For our team at the Unmistakable Creative, we’re getting to know our listeners in a way we never have before.
- Today one of our most loyal listeners, who is an economist gave us a detailed breakdown of the economic impact and talked about how we could come out of this better than before. We’ll be airing his breakdown on the podcast this coming Friday.
- We’re asking parents who homeschool to join our listener tribe and support those who are making the transition. We also opened up our subscription community to educators for free.
- We also plan to do a whole week of re-runs of our content that people need to hear the most.
In the last week of February, I had a first date. We’d been texting for two months because both of us were in the process of moving to Colorado. I got to Boulder in January, but her plan to move was delayed by a month.
A few days after we matched on an app, I sent her a picture of the books I was reading. One of them was Mandy Catron’s book How to Fall in Love with Anyone.
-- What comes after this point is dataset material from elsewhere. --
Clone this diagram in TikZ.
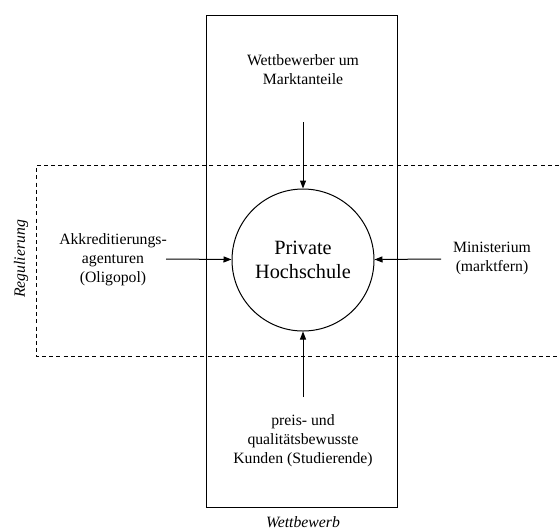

It was a memoir based on the New York Times article that went viral.
That’s’ when I had the idea for a first date.
- 36 questions,
- 3 bars/venues,
- I pick the first, she picks the second, and we pick the third together.
I thought she might think I was insane. But she agreed. 5 and a half hours after we met for the first time, we were eating pizza at 1 am. She’d found an apartment, signed a lease, and would be back in a month.
When I was telling my friend Gareth’s wife about this date, my roommate Matt said: “he’s totally smitten with this girl.” She said, “I know he is. He’s been talking about her for 10 minutes and hasn’t said a word about what she looks like.”
Sarah, who is arguably the most discerning and excellent judge of character in the world, has always called me on my bullshit. And she’s always been wary of the women I said were “super hot.” It’s never worked out with any of those girls.
Then the coronavirus completely derailed everything. Nick Notas, who was my dating coach for about six months, called me to catch up and said, “don’t let this die a slow death through texts if you like her. Get on the phone.” So I reached out to this girl and suggested we do that. And she agreed.
Brian Grazer said the following in his most recent book.
Swiping left or right is transactional. You can’t find trust, authenticity, or intimacy using Google. And exchanging texts and emails doesn’t give you a chance to really connect spirit to spirit with someone. If what you want is a meaningful relationship that goes beyond the surface, at some point, you have to get to know a person face to face.
The funny thing is that’s always been possible with technology. Social distancing is forcing us to see that technology is a connection and creation tool.
But we’ve spent the last decade using it as a broadcasting tool. We’ve been seeking and attention instead of growing affection. If there’s one thing we should remember when we return to normal, it’s this:
The ability to see each other’s faces and hear other’s voices and touch each other’s hearts is something we should never take for granted. Act accordingly.